Assessment of two analytical methods in solving the linear and nonlinear elastic beam deformation problems

Purpose - In the last two decades with the rapid development of nonlinear science, there has appeared ever-increasing interest of scientists and engineers in the analytical techniques for nonlinear problems. This paper considers linear and nonlinear systems that are not only regarded as general boundary value problems, but also are used as mathematical models in viscoelastic and inelastic flows. The purpose of this paper is to present the application of the homotopy-perturbation method (HPM) and variational iteration method (VIM) to solve some boundary value problems in structural engineering and fluid mechanics. Design/methodology/approach - Two new but powerful analytical methods, namely, He's VIM and HPM, are introduced to solve some boundary value problems in structural engineering and fluid mechanics. Findings - Analytical solutions often fit under classical perturbation methods. However, as with other analytical techniques, certain limitations restrict the wide application of perturbation methods, most important of which is the dependence of these methods on the existence of a small parameter in the equation.
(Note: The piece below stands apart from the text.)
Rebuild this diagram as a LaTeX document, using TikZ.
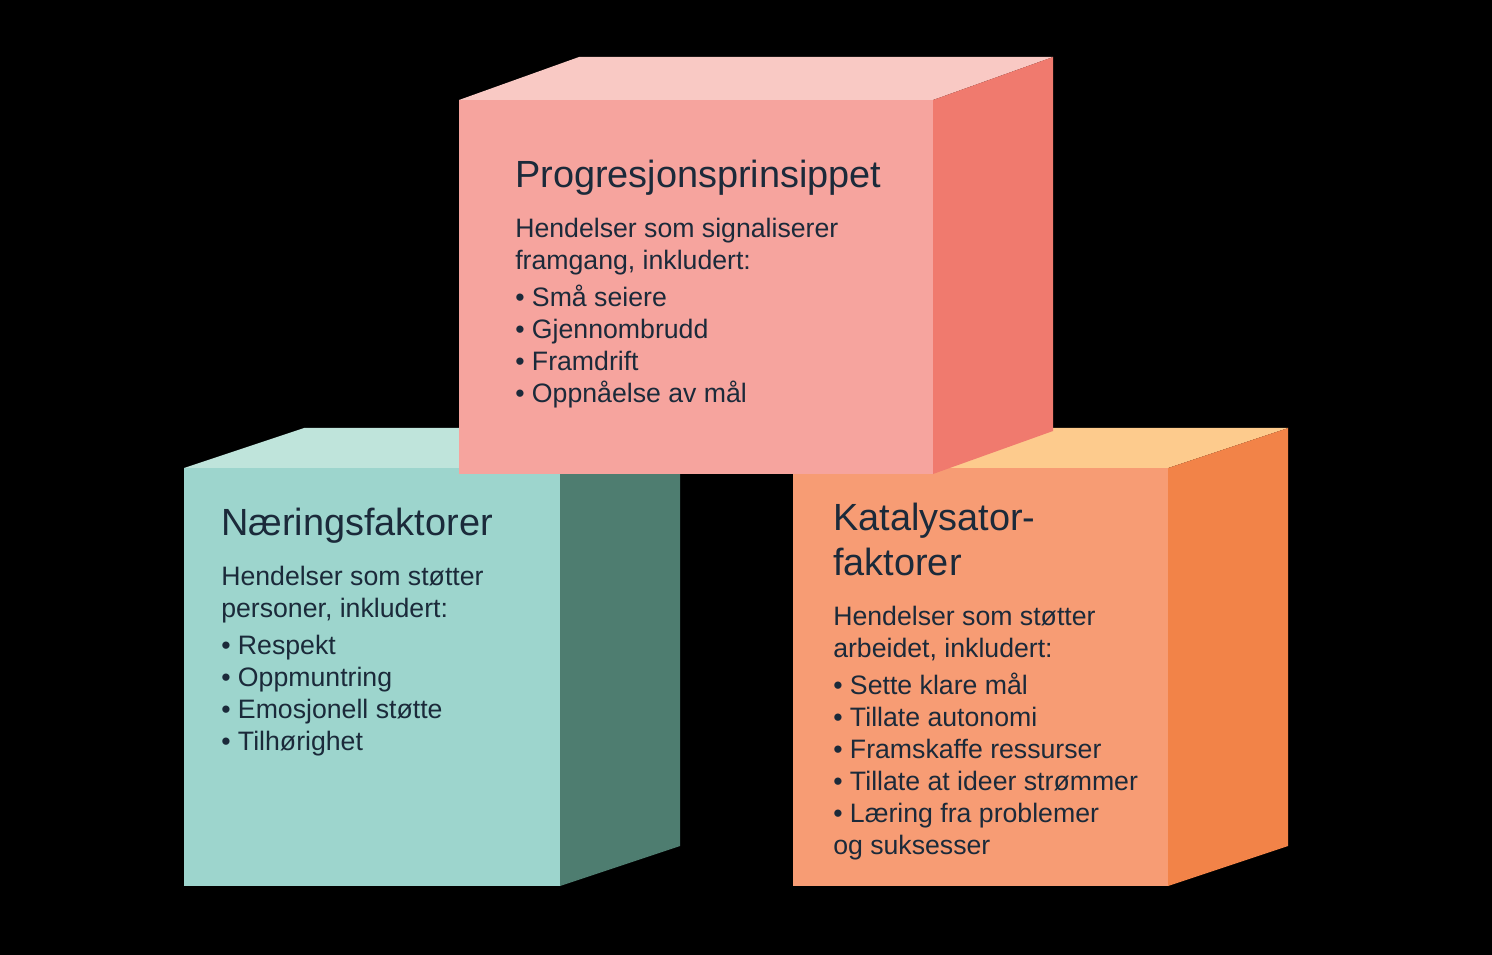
\documentclass[tikz,border=0pt]{standalone}
\usepackage{fontspec}
\setmainfont{Liberation Sans}
\definecolor{txt}{HTML}{1B2A3A}
\definecolor{pinkF}{HTML}{F6A49E}
\definecolor{pinkT}{HTML}{F9C9C4}
\definecolor{pinkR}{HTML}{F07A6E}
\definecolor{tealF}{HTML}{9DD5CD}
\definecolor{tealT}{HTML}{BFE4DB}
\definecolor{tealR}{HTML}{4E7D70}
\definecolor{orF}{HTML}{F79C74}
\definecolor{orT}{HTML}{FDCB8D}
\definecolor{orR}{HTML}{F28348}
\newcommand\titlefont{\fontsize{28.4}{34}\selectfont}
\newcommand\bodyfont{\fontsize{20}{24}\selectfont}
\begin{document}
\begin{tikzpicture}[x=0.75pt,y=-0.75pt,
  title/.style={anchor=base west,inner sep=0pt,text=txt,font=\titlefont},
  body/.style={anchor=base west,inner sep=0pt,text=txt,font=\bodyfont}]
\fill[black] (0,0) rectangle (1492,955);
\useasboundingbox (0,0) rectangle (1492,955);
% left cube
\fill[tealT] (184,468) -- (304,428) -- (680,428) -- (560,468) -- cycle;
\fill[tealR] (560,468) -- (680,428) -- (680,846) -- (560,886) -- cycle;
\fill[tealF] (184,468) rectangle (560,886);
% right cube
\fill[orT] (793,468) -- (913,428) -- (1288,428) -- (1168,468) -- cycle;
\fill[orR] (1168,468) -- (1288,428) -- (1288,846) -- (1168,886) -- cycle;
\fill[orF] (793,468) rectangle (1168,886);
% top cube
\fill[pinkT] (459,100) -- (579,57) -- (1053,57) -- (933,100) -- cycle;
\fill[pinkR] (933,100) -- (1053,57) -- (1053,431) -- (933,474) -- cycle;
\fill[pinkF] (459,100) rectangle (933,474);
% texts top
\node[title] (t1) at (515,188) {Progresjonsprinsippet};
\node[body] (b1) at (515,238) {\begin{tabular}[t]{@{}l@{}}Hendelser som signaliserer\\ framgang, inkludert:\\[3.75pt]
• Små seiere\\ • Gjennombrudd\\ • Framdrift\\ • Oppnåelse av mål\end{tabular}};
% texts left
\node[title] (t2) at (221,535) {Næringsfaktorer};
\node[body] (b2) at (221,585) {\begin{tabular}[t]{@{}l@{}}Hendelser som støtter\\ personer, inkludert:\\[3.75pt]
• Respekt\\ • Oppmuntring\\ • Emosjonell støtte\\ • Tilhørighet\end{tabular}};
% texts right
\node[title] (t3) at (833,530) {\begin{tabular}[t]{@{}l@{}}Katalysator-\\ faktorer\end{tabular}};
\node[body] (b3) at (833,625) {\begin{tabular}[t]{@{}l@{}}Hendelser som støtter\\ arbeidet, inkludert:\\[3.75pt]
• Sette klare mål\\ • Tillate autonomi\\ • Framskaffe ressurser\\ • Tillate at ideer strømmer\\ • Læring fra problemer\\ og suksesser\end{tabular}};
\end{tikzpicture}
\end{document}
Disappointingly, the majority of nonlinear problems have no small parameter at all. Furthermore, the approximate solutions solved by the perturbation methods are valid, in most cases, only for the small values of the parameters. In the present study, two powerful analytical methods HPM and VIM have been employed to solve the linear and nonlinear elastic beam deformation problems. The results reveal that these new methods are very effective and simple and do not require a large computer memory and can also be used for solving linear and nonlinear boundary value problems. Originality/value - The results revealed that the VIM and HPM are remarkably effective for solving boundary value problems. These methods are very promoting methods which can be wildly utilized for solving mathematical and engineering problems.